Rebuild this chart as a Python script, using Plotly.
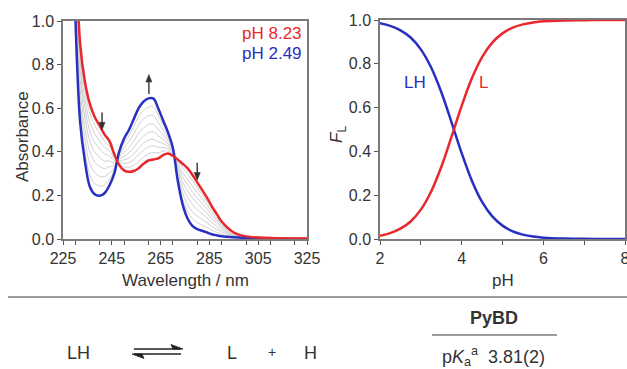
import plotly.graph_objects as go

W, H = 627, 369

# ---------------- data ----------------
wavelength = [230, 232, 234, 236, 238, 240, 242, 244, 246, 248, 250, 252, 254, 256, 258,
              260, 262, 264, 266, 268, 270, 272, 274, 276, 278, 280, 282, 284, 286, 288,
              290, 295, 300, 310, 325]

abs_ph823 = [1.45, 0.90, 0.72, 0.62, 0.56, 0.52, 0.48, 0.45, 0.39, 0.34, 0.315, 0.308, 0.312, 0.325, 0.345,
             0.36, 0.365, 0.37, 0.385, 0.392, 0.382, 0.365, 0.345, 0.325, 0.295, 0.26, 0.225, 0.19, 0.15, 0.115,
             0.08, 0.03, 0.012, 0.005, 0.002]

abs_ph249 = [1.05, 0.54, 0.355, 0.24, 0.205, 0.198, 0.21, 0.245, 0.30, 0.40, 0.46, 0.50, 0.55, 0.60, 0.63,
             0.645, 0.645, 0.60, 0.545, 0.49, 0.42, 0.27, 0.16, 0.095, 0.06, 0.045, 0.038, 0.03, 0.022, 0.017,
             0.013, 0.008, 0.005, 0.002, 0.0]

abs_intermediate = [
    [1.10, 0.590, 0.406, 0.293, 0.255, 0.243, 0.248, 0.274, 0.313, 0.392, 0.440, 0.473, 0.517, 0.562, 0.590,
     0.605, 0.606, 0.568, 0.523, 0.476, 0.415, 0.283, 0.186, 0.127, 0.093, 0.075, 0.064, 0.052, 0.040, 0.031,
     0.022, 0.011, 0.006, 0.003, 0.000],
    [1.14, 0.641, 0.457, 0.346, 0.304, 0.288, 0.286, 0.302, 0.325, 0.383, 0.419, 0.446, 0.483, 0.523, 0.550,
     0.565, 0.567, 0.536, 0.500, 0.463, 0.409, 0.297, 0.212, 0.159, 0.126, 0.105, 0.090, 0.075, 0.058, 0.044,
     0.032, 0.014, 0.007, 0.003, 0.001],
    [1.19, 0.691, 0.508, 0.400, 0.354, 0.333, 0.323, 0.331, 0.338, 0.375, 0.399, 0.419, 0.450, 0.485, 0.510,
     0.525, 0.527, 0.503, 0.478, 0.449, 0.404, 0.310, 0.238, 0.192, 0.159, 0.135, 0.117, 0.097, 0.076, 0.058,
     0.041, 0.017, 0.008, 0.003, 0.001],
    [1.23, 0.738, 0.556, 0.449, 0.400, 0.375, 0.358, 0.358, 0.349, 0.367, 0.380, 0.394, 0.419, 0.449, 0.473,
     0.488, 0.491, 0.474, 0.457, 0.436, 0.399, 0.322, 0.262, 0.221, 0.189, 0.163, 0.141, 0.118, 0.092, 0.071,
     0.050, 0.020, 0.009, 0.004, 0.001],
    [1.28, 0.781, 0.600, 0.495, 0.443, 0.414, 0.391, 0.382, 0.360, 0.360, 0.363, 0.371, 0.391, 0.416, 0.439,
     0.454, 0.457, 0.446, 0.438, 0.424, 0.395, 0.334, 0.284, 0.249, 0.217, 0.189, 0.163, 0.137, 0.108, 0.083,
     0.058, 0.023, 0.010, 0.004, 0.001],
    [1.33, 0.821, 0.640, 0.536, 0.482, 0.449, 0.421, 0.405, 0.370, 0.353, 0.347, 0.350, 0.364, 0.386, 0.408,
     0.423, 0.427, 0.421, 0.420, 0.414, 0.390, 0.344, 0.304, 0.274, 0.243, 0.213, 0.184, 0.155, 0.122, 0.093,
     0.065, 0.025, 0.010, 0.004, 0.002],
    [1.39, 0.860, 0.680, 0.578, 0.521, 0.485, 0.450, 0.427, 0.380, 0.347, 0.331, 0.329, 0.338, 0.355, 0.376,
     0.391, 0.396, 0.395, 0.403, 0.403, 0.386, 0.355, 0.325, 0.300, 0.269, 0.236, 0.204, 0.172, 0.136, 0.104,
     0.073, 0.028, 0.011, 0.005, 0.002],
]

ph = [2.0, 2.25, 2.5, 2.75, 3.0, 3.25, 3.5, 3.75, 4.0, 4.25, 4.5, 4.75, 5.0, 5.25, 5.5,
      5.75, 6.0, 6.5, 7.0, 7.5, 8.0]
frac_L = [0.015, 0.027, 0.047, 0.080, 0.134, 0.216, 0.329, 0.466, 0.608, 0.734, 0.831, 0.897, 0.939, 0.965, 0.980,
          0.989, 0.994, 0.998, 0.999, 1.0, 1.0]
frac_LH = [0.985, 0.973, 0.953, 0.920, 0.866, 0.784, 0.671, 0.534, 0.392, 0.266, 0.169, 0.103, 0.061, 0.035, 0.020,
           0.011, 0.006, 0.002, 0.001, 0.0, 0.0]

legend_labels = ["pH 8.23", "pH 2.49"]
species_labels = ["LH", "L"]
pka_text = "3.81(2)"
compound = "PyBD"

# ---------------- style ----------------
RED = "#e8282c"
BLUE = "#2730c0"
GRAY = "#d0d0d0"
TXT = "#333333"
FONT = "Liberation Sans, Arial, sans-serif"
FS = 16


def px(x):
    return x / W


def py(y):
    return 1 - y / H


fig = go.Figure()

for g in abs_intermediate:
    fig.add_trace(go.Scatter(x=wavelength, y=g, mode="lines", line=dict(color=GRAY, width=1, shape="spline"),
                             xaxis="x", yaxis="y", hoverinfo="skip", showlegend=False))
fig.add_trace(go.Scatter(x=wavelength, y=abs_ph249, mode="lines", line=dict(color=BLUE, width=2.5, shape="spline"),
                         xaxis="x", yaxis="y", showlegend=False))
fig.add_trace(go.Scatter(x=wavelength, y=abs_ph823, mode="lines", line=dict(color=RED, width=2.5, shape="spline"),
                         xaxis="x", yaxis="y", showlegend=False))

fig.add_trace(go.Scatter(x=ph, y=frac_LH, mode="lines", line=dict(color=BLUE, width=2.5, shape="spline"),
                         xaxis="x2", yaxis="y2", showlegend=False))
fig.add_trace(go.Scatter(x=ph, y=frac_L, mode="lines", line=dict(color=RED, width=2.5, shape="spline"),
                         xaxis="x2", yaxis="y2", showlegend=False))

axis_common = dict(showline=True, linecolor="#7a7a7a", linewidth=1.5, mirror=True, showgrid=False,
                   zeroline=False, ticks="outside", ticklen=4, tickwidth=1.2, tickcolor="#555555",
                   automargin=False, ticklabeloverflow="allow",
                   tickfont=dict(family=FONT, size=FS, color=TXT))

fig.update_layout(
    width=W, height=H, autosize=False,
    margin=dict(l=0, r=0, t=0, b=0, pad=0),
    paper_bgcolor="white", plot_bgcolor="white",
    xaxis=dict(domain=[px(63), px(307)], range=[225, 325], tick0=225, dtick=20,
               minor=dict(dtick=10, ticks="outside", ticklen=4, tickcolor="#555555", tickwidth=1.2),
               anchor="y", **axis_common),
    yaxis=dict(domain=[py(239), py(21)], range=[0, 1], dtick=0.2, tickformat=".1f", anchor="x", **axis_common),
    xaxis2=dict(domain=[px(380), px(625)], range=[2, 8], dtick=2,
                minor=dict(dtick=1, ticks="outside", ticklen=4, tickcolor="#555555", tickwidth=1.2),
                anchor="y2", **axis_common),
    yaxis2=dict(domain=[py(239), py(20)], range=[0, 1], dtick=0.2, tickformat=".1f", anchor="x2", **axis_common),
)

ann = []


def text(x, y, t, size=FS, color=TXT, angle=0, xanchor="center", weight="normal"):
    ann.append(dict(x=px(x), y=py(y), xref="paper", yref="paper", text=t, showarrow=False,
                    font=dict(family=FONT, size=size, color=color, weight=weight), textangle=angle,
                    xanchor=xanchor, yanchor="middle"))


# axis titles
text(185, 280, "Wavelength / nm", size=17)
text(22, 137, "Absorbance", size=17, angle=-90)
text(503, 280, "pH", size=17)
text(338, 135, "<i>F</i><sub>L</sub>", size=17, angle=-90)

# legend texts
text(304, 33, legend_labels[0], size=17, color=RED, xanchor="right")
text(304, 53, legend_labels[1], size=17, color=BLUE, xanchor="right")

# species labels on the right plot
text(415, 82, species_labels[0], size=17, color=BLUE)
text(483, 82, species_labels[1], size=17, color=RED)

# bottom scheme
text(78, 353, "LH", size=18)
text(232, 353, "L", size=18)
text(272, 352, "+", size=14)
text(310, 353, "H", size=18)
text(494, 318, compound, size=18, weight="bold")
text(493, 356, "p<i>K</i><sub>a</sub><sup>a</sup>  " + pka_text, size=18)

fig.update_layout(annotations=ann)

shapes = [
    dict(type="line", xref="paper", yref="paper", x0=px(8), x1=px(627), y0=py(297), y1=py(297),
         line=dict(color="#7a7a7a", width=1.5)),
    dict(type="line", xref="paper", yref="paper", x0=px(432), x1=px(557), y0=py(335), y1=py(335),
         line=dict(color="#7a7a7a", width=1.5)),
    # equilibrium arrows
    dict(type="line", xref="paper", yref="paper", x0=px(134), x1=px(181), y0=py(349), y1=py(349),
         line=dict(color="#222222", width=1.4)),
    dict(type="line", xref="paper", yref="paper", x0=px(134), x1=px(181), y0=py(354), y1=py(354),
         line=dict(color="#222222", width=1.4)),
    dict(type="path", xref="paper", yref="paper",
         path=f"M {px(183)} {py(349)} L {px(171)} {py(344.5)} L {px(173)} {py(349)} Z",
         fillcolor="#222222", line=dict(color="#222222", width=0.8)),
    dict(type="path", xref="paper", yref="paper",
         path=f"M {px(132)} {py(354)} L {px(144)} {py(358.5)} L {px(142)} {py(354)} Z",
         fillcolor="#222222", line=dict(color="#222222", width=0.8)),
]

# spectral change arrows drawn as shapes in the left plot's data coordinates
HW = 1.25      # half width of head, nm
HL = 0.035     # head length, absorbance units
for (lx, tail, head) in [(241, 0.58, 0.50), (260.2, 0.665, 0.755), (280, 0.35, 0.27)]:
    sgn = 1 if head > tail else -1
    shapes.append(dict(type="line", xref="x", yref="y", x0=lx, x1=lx, y0=tail, y1=head - sgn * HL * 0.6,
                       line=dict(color="#333333", width=1.4)))
    shapes.append(dict(type="path", xref="x", yref="y",
                       path=f"M {lx} {head} L {lx - HW} {head - sgn * HL} L {lx + HW} {head - sgn * HL} Z",
                       fillcolor="#333333", line=dict(color="#333333", width=0.5)))

fig.update_layout(shapes=shapes)

fig.write_html("out.html", config={"displayModeBar": False},
               post_script="document.body.style.margin='0px';document.body.style.overflow='hidden';")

**GIVEN INSTRUCTION**
Up to and including the line with "0.013, 0.008, 0.005, 0.002, 0.0]", copy the data above from its first line. Skip pictures.

**EXPECTED OUTPUT**
Rebuild this chart as a Python script, using Plotly.
import plotly.graph_objects as go

W, H = 627, 369

# ---------------- data ----------------
wavelength = [230, 232, 234, 236, 238, 240, 242, 244, 246, 248, 250, 252, 254, 256, 258,
              260, 262, 264, 266, 268, 270, 272, 274, 276, 278, 280, 282, 284, 286, 288,
              290, 295, 300, 310, 325]

abs_ph823 = [1.45, 0.90, 0.72, 0.62, 0.56, 0.52, 0.48, 0.45, 0.39, 0.34, 0.315, 0.308, 0.312, 0.325, 0.345,
             0.36, 0.365, 0.37, 0.385, 0.392, 0.382, 0.365, 0.345, 0.325, 0.295, 0.26, 0.225, 0.19, 0.15, 0.115,
             0.08, 0.03, 0.012, 0.005, 0.002]

abs_ph249 = [1.05, 0.54, 0.355, 0.24, 0.205, 0.198, 0.21, 0.245, 0.30, 0.40, 0.46, 0.50, 0.55, 0.60, 0.63,
             0.645, 0.645, 0.60, 0.545, 0.49, 0.42, 0.27, 0.16, 0.095, 0.06, 0.045, 0.038, 0.03, 0.022, 0.017,
             0.013, 0.008, 0.005, 0.002, 0.0]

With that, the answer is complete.